● **What is asked**
Restate the material word for word and leave out anything that is a picture.

════════

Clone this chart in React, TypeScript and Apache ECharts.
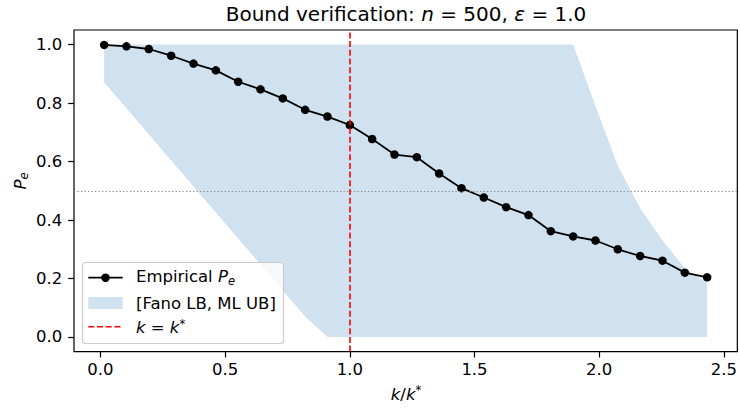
import React, { useEffect, useRef } from "react";
import * as echarts from "echarts";

// k / k* for each evaluated k
const xRatio = [
  0.0149, 0.1045, 0.194, 0.2836, 0.3731, 0.4627, 0.5522, 0.6418, 0.7313, 0.8209,
  0.9104, 1.0, 1.0896, 1.1791, 1.2687, 1.3582, 1.4478, 1.5373, 1.6269, 1.7164,
  1.806, 1.8955, 1.9851, 2.0746, 2.1642, 2.2537, 2.3433, 2.4328,
];
// Empirical error probability
const empiricalPe = [
  0.999, 0.994, 0.985, 0.962, 0.935, 0.912, 0.873, 0.847, 0.816, 0.777,
  0.754, 0.725, 0.677, 0.624, 0.615, 0.559, 0.509, 0.477, 0.444, 0.417,
  0.362, 0.344, 0.33, 0.3, 0.277, 0.261, 0.22, 0.204,
];
// Fano lower bound
const fanoLB = [
  0.871, 0.782, 0.693, 0.604, 0.515, 0.426, 0.337, 0.248, 0.159, 0.07,
  0, 0, 0, 0, 0, 0, 0, 0, 0, 0,
  0, 0, 0, 0, 0, 0, 0, 0,
];
// ML upper bound
const mlUB = [
  1, 1, 1, 1, 1, 1, 1, 1, 1, 1,
  1, 1, 1, 1, 1, 1, 1, 1, 1, 1,
  1, 1, 0.79, 0.585, 0.44, 0.33, 0.235, 0.185,
];
const xTicks = [0, 0.5, 1.0, 1.5, 2.0, 2.5];
const yTicks = [0, 0.2, 0.4, 0.6, 0.8, 1.0];
const kStarLine = 1.0;
const refLine = 0.5;

const FONT = "'DejaVu Sans', sans-serif";
const BAND = "rgba(31,119,180,0.21)";

export default function App() {
  const ref = useRef<HTMLDivElement>(null);

  useEffect(() => {
    if (!ref.current) return;
    const chart = echarts.init(ref.current, null, { renderer: "svg" });

    const rich = {
      r: { fontFamily: FONT, fontSize: 16.5, lineHeight: 20, fill: "#000" },
      i: { fontFamily: FONT, fontSize: 16.5, lineHeight: 20, fontStyle: "italic", fill: "#000" },
      sub: { fontFamily: FONT, fontSize: 11.5, lineHeight: 12, fontStyle: "italic", verticalAlign: "bottom", fill: "#000" },
      sup: { fontFamily: FONT, fontSize: 11.5, lineHeight: 12, verticalAlign: "top", fill: "#000" },
      tr: { fontFamily: FONT, fontSize: 20, lineHeight: 24, fill: "#000" },
      ti: { fontFamily: FONT, fontSize: 20, lineHeight: 24, fontStyle: "italic", fill: "#000" },
    };

    const option: any = {
      animation: false,
      backgroundColor: "#fff",
      grid: {
        left: 74,
        right: 1.5,
        top: 30,
        bottom: 56.4,
        show: true,
        borderColor: "#000",
        borderWidth: 1.2,
        backgroundColor: "transparent",
      },
      xAxis: {
        type: "value",
        min: -0.106,
        max: 2.554,
        axisLine: { show: false, onZero: false },
        splitLine: { show: false },
        axisTick: {
          show: true,
          length: 5.8,
          customValues: xTicks,
          lineStyle: { color: "#000", width: 1.2 },
        },
        axisLabel: {
          customValues: xTicks,
          formatter: (v: number) => v.toFixed(1),
          fontFamily: FONT,
          fontSize: 16.5,
          color: "#000",
          margin: 9,
        },
      },
      yAxis: {
        type: "value",
        min: -0.05,
        max: 1.05,
        axisLine: { show: false, onZero: false },
        splitLine: { show: false },
        axisTick: {
          show: true,
          length: 5.8,
          customValues: yTicks,
          lineStyle: { color: "#000", width: 1.2 },
        },
        axisLabel: {
          customValues: yTicks,
          formatter: (v: number) => v.toFixed(1),
          fontFamily: FONT,
          fontSize: 16.5,
          color: "#000",
          margin: 11.7,
        },
      },
      series: [
        {
          type: "custom",
          name: "band",
          z: 1,
          silent: true,
          data: xRatio.map((x, i) => [x, fanoLB[i], mlUB[i]]),
          encode: { x: 0, y: [1, 2] },
          renderItem: (params: any, api: any) => {
            if (params.dataIndex !== 0) return null;
            const upper = xRatio.map((x, i) => api.coord([x, mlUB[i]]));
            const lower = xRatio.map((x, i) => api.coord([x, fanoLB[i]])).reverse();
            return {
              type: "polygon",
              shape: { points: upper.concat(lower) },
              style: { fill: BAND },
            };
          },
        },
        {
          type: "line",
          name: "refs",
          z: 3,
          data: [],
          silent: true,
          markLine: {
            silent: true,
            symbol: "none",
            label: { show: false },
            data: [
              {
                yAxis: refLine,
                lineStyle: { color: "#8a8a8a", width: 1.2, type: [1.3, 2.2] },
              },
              {
                xAxis: kStarLine,
                lineStyle: { color: "#ff0000", width: 1.6, type: [6, 2.7] },
              },
            ],
          },
        },
        {
          type: "line",
          name: "Empirical",
          z: 4,
          data: xRatio.map((x, i) => [x, empiricalPe[i]]),
          symbol: "circle",
          symbolSize: 8.5,
          itemStyle: { color: "#000" },
          lineStyle: { color: "#000", width: 1.8 },
        },
      ],
      graphic: [
        {
          type: "text",
          x: 406,
          y: 13.5,
          z: 10,
          style: {
            text: "{tr|Bound verification: }{ti|n}{tr| = 500, }{ti|ε}{tr| = 1.0}",
            rich,
            align: "center",
            verticalAlign: "middle",
          },
        },
        {
          type: "text",
          x: 406,
          y: 394,
          z: 10,
          style: {
            text: "{i|k}{r|/}{i|k}{sup|*}",
            rich,
            align: "center",
            verticalAlign: "middle",
          },
        },
        {
          type: "text",
          x: 20,
          y: 181,
          rotation: Math.PI / 2,
          z: 10,
          style: {
            text: "{i|P}{sub|e}",
            rich,
            align: "center",
            verticalAlign: "middle",
          },
        },
        // legend
        {
          type: "rect",
          z: 20,
          shape: { x: 82.5, y: 262.5, width: 201, height: 81, r: 3 },
          style: { fill: "rgba(255,255,255,0.8)", stroke: "#cccccc", lineWidth: 1.2 },
        },
        {
          type: "line",
          z: 21,
          shape: { x1: 88.3, y1: 277.7, x2: 122.7, y2: 277.7 },
          style: { stroke: "#000", lineWidth: 1.8 },
        },
        {
          type: "circle",
          z: 21,
          shape: { cx: 105.5, cy: 277.7, r: 4.25 },
          style: { fill: "#000" },
        },
        {
          type: "rect",
          z: 21,
          shape: { x: 88.3, y: 297, width: 34.4, height: 12 },
          style: { fill: BAND },
        },
        {
          type: "line",
          z: 21,
          shape: { x1: 88.3, y1: 326.7, x2: 122.7, y2: 326.7 },
          style: { stroke: "#ff0000", lineWidth: 1.6, lineDash: [6, 2.7] },
        },
        {
          type: "text",
          x: 136,
          y: 276.5,
          z: 21,
          style: {
            text: "{r|Empirical }{i|P}{sub|e}",
            rich,
            align: "left",
            verticalAlign: "middle",
          },
        },
        {
          type: "text",
          x: 136,
          y: 303,
          z: 21,
          style: {
            text: "{r|[Fano LB, ML UB]}",
            rich,
            align: "left",
            verticalAlign: "middle",
          },
        },
        {
          type: "text",
          x: 136,
          y: 327.5,
          z: 21,
          style: {
            text: "{i|k}{r| = }{i|k}{sup|*}",
            rich,
            align: "left",
            verticalAlign: "middle",
          },
        },
      ],
    };

    chart.setOption(option);
    return () => chart.dispose();
  }, []);

  return (
    <div
      ref={ref}
      style={{ position: "absolute", left: 0, top: 0, width: 740, height: 408 }}
    />
  );
}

════════

● **Solution**
Clone this chart in React, TypeScript and Apache ECharts.
import React, { useEffect, useRef } from "react";
import * as echarts from "echarts";

// k / k* for each evaluated k
const xRatio = [
  0.0149, 0.1045, 0.194, 0.2836, 0.3731, 0.4627, 0.5522, 0.6418, 0.7313, 0.8209,
  0.9104, 1.0, 1.0896, 1.1791, 1.2687, 1.3582, 1.4478, 1.5373, 1.6269, 1.7164,
  1.806, 1.8955, 1.9851, 2.0746, 2.1642, 2.2537, 2.3433, 2.4328,
];
// Empirical error probability
const empiricalPe = [
  0.999, 0.994, 0.985, 0.962, 0.935, 0.912, 0.873, 0.847, 0.816, 0.777,
  0.754, 0.725, 0.677, 0.624, 0.615, 0.559, 0.509, 0.477, 0.444, 0.417,
  0.362, 0.344, 0.33, 0.3, 0.277, 0.261, 0.22, 0.204,
];
// Fano lower bound
const fanoLB = [
  0.871, 0.782, 0.693, 0.604, 0.515, 0.426, 0.337, 0.248, 0.159, 0.07,
  0, 0, 0, 0, 0, 0, 0, 0, 0, 0,
  0, 0, 0, 0, 0, 0, 0, 0,
];
// ML upper bound
const mlUB = [
  1, 1, 1, 1, 1, 1, 1, 1, 1, 1,
  1, 1, 1, 1, 1, 1, 1, 1, 1, 1,
  1, 1, 0.79, 0.585, 0.44, 0.33, 0.235, 0.185,
];
const xTicks = [0, 0.5, 1.0, 1.5, 2.0, 2.5];
const yTicks = [0, 0.2, 0.4, 0.6, 0.8, 1.0];
const kStarLine = 1.0;
const refLine = 0.5;

const FONT = "'DejaVu Sans', sans-serif";
const BAND = "rgba(31,119,180,0.21)";

export default function App() {
  const ref = useRef<HTMLDivElement>(null);

  useEffect(() => {
    if (!ref.current) return;
    const chart = echarts.init(ref.current, null, { renderer: "svg" });

    const rich = {
      r: { fontFamily: FONT, fontSize: 16.5, lineHeight: 20, fill: "#000" },
      i: { fontFamily: FONT, fontSize: 16.5, lineHeight: 20, fontStyle: "italic", fill: "#000" },
      sub: { fontFamily: FONT, fontSize: 11.5, lineHeight: 12, fontStyle: "italic", verticalAlign: "bottom", fill: "#000" },
      sup: { fontFamily: FONT, fontSize: 11.5, lineHeight: 12, verticalAlign: "top", fill: "#000" },
      tr: { fontFamily: FONT, fontSize: 20, lineHeight: 24, fill: "#000" },
      ti: { fontFamily: FONT, fontSize: 20, lineHeight: 24, fontStyle: "italic", fill: "#000" },
    };

    const option: any = {
      animation: false,
      backgroundColor: "#fff",
      grid: {
        left: 74,
        right: 1.5,
        top: 30,
        bottom: 56.4,
        show: true,
        borderColor: "#000",
        borderWidth: 1.2,
        backgroundColor: "transparent",
      },
      xAxis: {
        type: "value",
        min: -0.106,
        max: 2.554,
        axisLine: { show: false, onZero: false },
        splitLine: { show: false },
        axisTick: {
          show: true,
          length: 5.8,
          customValues: xTicks,
          lineStyle: { color: "#000", width: 1.2 },
        },
        axisLabel: {
          customValues: xTicks,
          formatter: (v: number) => v.toFixed(1),
          fontFamily: FONT,
          fontSize: 16.5,
          color: "#000",
          margin: 9,
        },
      },
      yAxis: {
        type: "value",
        min: -0.05,
        max: 1.05,
        axisLine: { show: false, onZero: false },
        splitLine: { show: false },
        axisTick: {
          show: true,
          length: 5.8,
          customValues: yTicks,
          lineStyle: { color: "#000", width: 1.2 },
        },
        axisLabel: {
          customValues: yTicks,
          formatter: (v: number) => v.toFixed(1),
          fontFamily: FONT,
          fontSize: 16.5,
          color: "#000",
          margin: 11.7,
        },
      },
      series: [
        {
          type: "custom",
          name: "band",
          z: 1,
          silent: true,
          data: xRatio.map((x, i) => [x, fanoLB[i], mlUB[i]]),
          encode: { x: 0, y: [1, 2] },
          renderItem: (params: any, api: any) => {
            if (params.dataIndex !== 0) return null;
            const upper = xRatio.map((x, i) => api.coord([x, mlUB[i]]));
            const lower = xRatio.map((x, i) => api.coord([x, fanoLB[i]])).reverse();
            return {
              type: "polygon",
              shape: { points: upper.concat(lower) },
              style: { fill: BAND },
            };
          },
        },
        {
          type: "line",
          name: "refs",
          z: 3,
          data: [],
          silent: true,
          markLine: {
            silent: true,
            symbol: "none",
            label: { show: false },
            data: [
              {
                yAxis: refLine,
                lineStyle: { color: "#8a8a8a", width: 1.2, type: [1.3, 2.2] },
              },
              {
                xAxis: kStarLine,
                lineStyle: { color: "#ff0000", width: 1.6, type: [6, 2.7] },
              },
            ],
          },
        },
        {
          type: "line",
          name: "Empirical",
          z: 4,
          data: xRatio.map((x, i) => [x, empiricalPe[i]]),
          symbol: "circle",
          symbolSize: 8.5,
          itemStyle: { color: "#000" },
          lineStyle: { color: "#000", width: 1.8 },
        },
      ],
      graphic: [
        {
          type: "text",
          x: 406,
          y: 13.5,
          z: 10,
          style: {
            text: "{tr|Bound verification: }{ti|n}{tr| = 500, }{ti|ε}{tr| = 1.0}",
            rich,
            align: "center",
            verticalAlign: "middle",
          },
        },
        {
          type: "text",
          x: 406,
          y: 394,
          z: 10,
          style: {
            text: "{i|k}{r|/}{i|k}{sup|*}",
            rich,
            align: "center",
            verticalAlign: "middle",
          },
        },
        {
          type: "text",
          x: 20,
          y: 181,
          rotation: Math.PI / 2,
          z: 10,
          style: {
            text: "{i|P}{sub|e}",
            rich,
            align: "center",
            verticalAlign: "middle",
          },
        },
        // legend
        {
          type: "rect",
          z: 20,
          shape: { x: 82.5, y: 262.5, width: 201, height: 81, r: 3 },
          style: { fill: "rgba(255,255,255,0.8)", stroke: "#cccccc", lineWidth: 1.2 },
        },
        {
          type: "line",
          z: 21,
          shape: { x1: 88.3, y1: 277.7, x2: 122.7, y2: 277.7 },
          style: { stroke: "#000", lineWidth: 1.8 },
        },
        {
          type: "circle",
          z: 21,
          shape: { cx: 105.5, cy: 277.7, r: 4.25 },
          style: { fill: "#000" },
        },
        {
          type: "rect",
          z: 21,
          shape: { x: 88.3, y: 297, width: 34.4, height: 12 },
          style: { fill: BAND },
        },
        {
          type: "line",
          z: 21,
          shape: { x1: 88.3, y1: 326.7, x2: 122.7, y2: 326.7 },
          style: { stroke: "#ff0000", lineWidth: 1.6, lineDash: [6, 2.7] },
        },
        {
          type: "text",
          x: 136,
          y: 276.5,
          z: 21,
          style: {
            text: "{r|Empirical }{i|P}{sub|e}",
            rich,
            align: "left",
            verticalAlign: "middle",
          },
        },
        {
          type: "text",
          x: 136,
          y: 303,
          z: 21,
          style: {
            text: "{r|[Fano LB, ML UB]}",
            rich,
            align: "left",
            verticalAlign: "middle",
          },
        },
        {
          type: "text",
          x: 136,
          y: 327.5,
          z: 21,
          style: {
            text: "{i|k}{r| = }{i|k}{sup|*}",
            rich,
            align: "left",
            verticalAlign: "middle",
          },
        },
      ],
    };

    chart.setOption(option);
    return () => chart.dispose();
  }, []);

  return (
    <div
      ref={ref}
      style={{ position: "absolute", left: 0, top: 0, width: 740, height: 408 }}
    />
  );
}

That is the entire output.